■ Directive:
Starting at the first line of the data, please print exactly those lines through the one that holds "const compData = samples.map((s, i)", omitting every picture.

───── Record set

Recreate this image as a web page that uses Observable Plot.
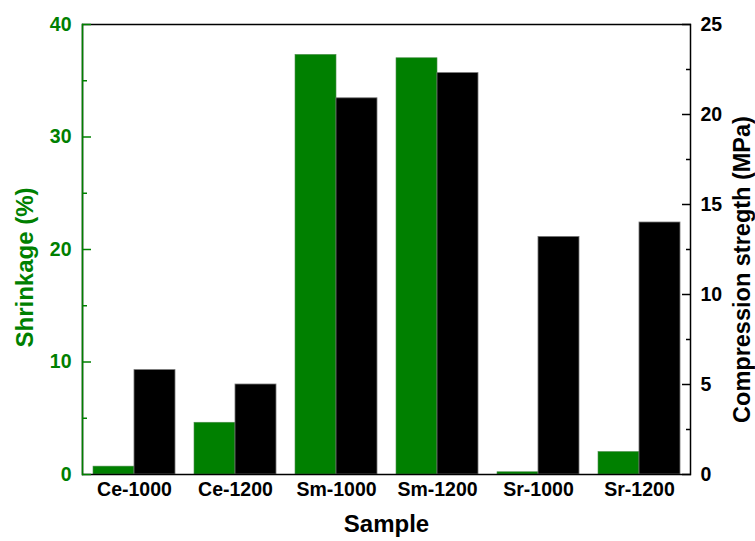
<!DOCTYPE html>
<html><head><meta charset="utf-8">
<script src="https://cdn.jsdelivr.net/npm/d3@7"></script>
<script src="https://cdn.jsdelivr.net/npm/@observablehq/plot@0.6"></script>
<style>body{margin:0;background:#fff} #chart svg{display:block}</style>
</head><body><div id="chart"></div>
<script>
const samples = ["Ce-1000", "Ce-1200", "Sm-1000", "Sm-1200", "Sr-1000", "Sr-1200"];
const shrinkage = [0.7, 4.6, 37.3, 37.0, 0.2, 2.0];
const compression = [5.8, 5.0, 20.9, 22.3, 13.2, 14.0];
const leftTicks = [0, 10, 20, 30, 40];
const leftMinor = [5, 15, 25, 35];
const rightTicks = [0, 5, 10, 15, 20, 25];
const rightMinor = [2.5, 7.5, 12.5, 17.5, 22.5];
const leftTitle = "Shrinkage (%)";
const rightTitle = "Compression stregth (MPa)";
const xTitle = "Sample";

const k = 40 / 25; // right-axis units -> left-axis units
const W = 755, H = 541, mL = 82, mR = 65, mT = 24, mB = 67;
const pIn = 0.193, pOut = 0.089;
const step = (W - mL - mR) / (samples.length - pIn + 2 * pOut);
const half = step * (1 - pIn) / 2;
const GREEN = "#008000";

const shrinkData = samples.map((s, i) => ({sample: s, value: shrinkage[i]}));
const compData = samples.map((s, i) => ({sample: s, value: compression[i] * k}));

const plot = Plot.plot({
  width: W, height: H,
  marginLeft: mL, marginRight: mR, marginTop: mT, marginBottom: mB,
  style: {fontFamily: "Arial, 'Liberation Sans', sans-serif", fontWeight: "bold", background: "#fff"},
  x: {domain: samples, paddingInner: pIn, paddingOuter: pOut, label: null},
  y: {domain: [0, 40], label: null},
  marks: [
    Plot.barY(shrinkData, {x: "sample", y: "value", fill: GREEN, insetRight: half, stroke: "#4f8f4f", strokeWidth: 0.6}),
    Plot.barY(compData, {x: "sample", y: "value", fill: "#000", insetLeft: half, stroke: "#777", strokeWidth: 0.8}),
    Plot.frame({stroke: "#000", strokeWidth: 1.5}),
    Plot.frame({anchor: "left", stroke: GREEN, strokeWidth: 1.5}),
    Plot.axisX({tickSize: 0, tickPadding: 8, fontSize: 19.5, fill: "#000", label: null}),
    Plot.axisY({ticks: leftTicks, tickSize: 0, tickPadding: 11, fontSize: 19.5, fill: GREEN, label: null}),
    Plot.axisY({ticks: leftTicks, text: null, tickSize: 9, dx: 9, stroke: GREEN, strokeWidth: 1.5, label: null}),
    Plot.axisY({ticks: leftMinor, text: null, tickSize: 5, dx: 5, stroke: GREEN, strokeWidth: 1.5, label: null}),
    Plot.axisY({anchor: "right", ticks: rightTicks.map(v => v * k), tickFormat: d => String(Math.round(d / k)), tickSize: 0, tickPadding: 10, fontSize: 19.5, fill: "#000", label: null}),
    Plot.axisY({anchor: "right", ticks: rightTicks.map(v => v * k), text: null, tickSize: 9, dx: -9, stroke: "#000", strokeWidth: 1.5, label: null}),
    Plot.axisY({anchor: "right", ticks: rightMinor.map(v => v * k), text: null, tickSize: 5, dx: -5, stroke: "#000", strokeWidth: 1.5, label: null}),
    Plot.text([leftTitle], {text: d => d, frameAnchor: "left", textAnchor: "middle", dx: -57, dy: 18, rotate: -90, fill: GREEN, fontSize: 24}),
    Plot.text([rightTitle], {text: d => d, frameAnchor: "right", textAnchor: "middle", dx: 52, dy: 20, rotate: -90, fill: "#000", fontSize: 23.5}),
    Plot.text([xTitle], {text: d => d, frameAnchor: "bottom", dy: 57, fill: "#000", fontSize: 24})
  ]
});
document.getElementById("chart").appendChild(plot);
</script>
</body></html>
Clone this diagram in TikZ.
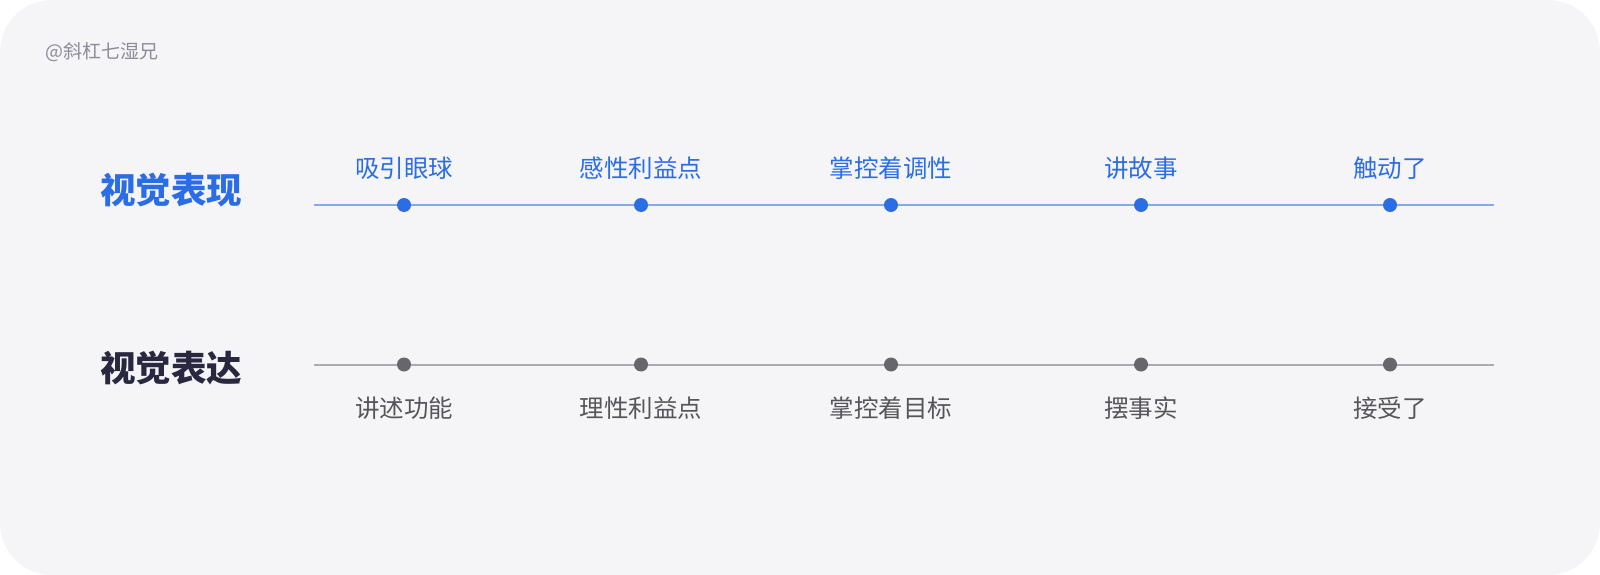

──────────

■ Written solution:
Recreate this image as a web page that uses Observable Plot.
<!DOCTYPE html>
<html><head><meta charset="utf-8">
<script src="https://cdn.jsdelivr.net/npm/d3@7"></script>
<script src="https://cdn.jsdelivr.net/npm/@observablehq/plot@0.6"></script>
<style>body{margin:0;background:#fff} #chart svg{display:block}</style>
</head><body><div id="chart"></div>
<script>
const samples = ["Ce-1000", "Ce-1200", "Sm-1000", "Sm-1200", "Sr-1000", "Sr-1200"];
const shrinkage = [0.7, 4.6, 37.3, 37.0, 0.2, 2.0];
const compression = [5.8, 5.0, 20.9, 22.3, 13.2, 14.0];
const leftTicks = [0, 10, 20, 30, 40];
const leftMinor = [5, 15, 25, 35];
const rightTicks = [0, 5, 10, 15, 20, 25];
const rightMinor = [2.5, 7.5, 12.5, 17.5, 22.5];
const leftTitle = "Shrinkage (%)";
const rightTitle = "Compression stregth (MPa)";
const xTitle = "Sample";

const k = 40 / 25; // right-axis units -> left-axis units
const W = 755, H = 541, mL = 82, mR = 65, mT = 24, mB = 67;
const pIn = 0.193, pOut = 0.089;
const step = (W - mL - mR) / (samples.length - pIn + 2 * pOut);
const half = step * (1 - pIn) / 2;
const GREEN = "#008000";

const shrinkData = samples.map((s, i) => ({sample: s, value: shrinkage[i]}));
const compData = samples.map((s, i) => ({sample: s, value: compression[i] * k}));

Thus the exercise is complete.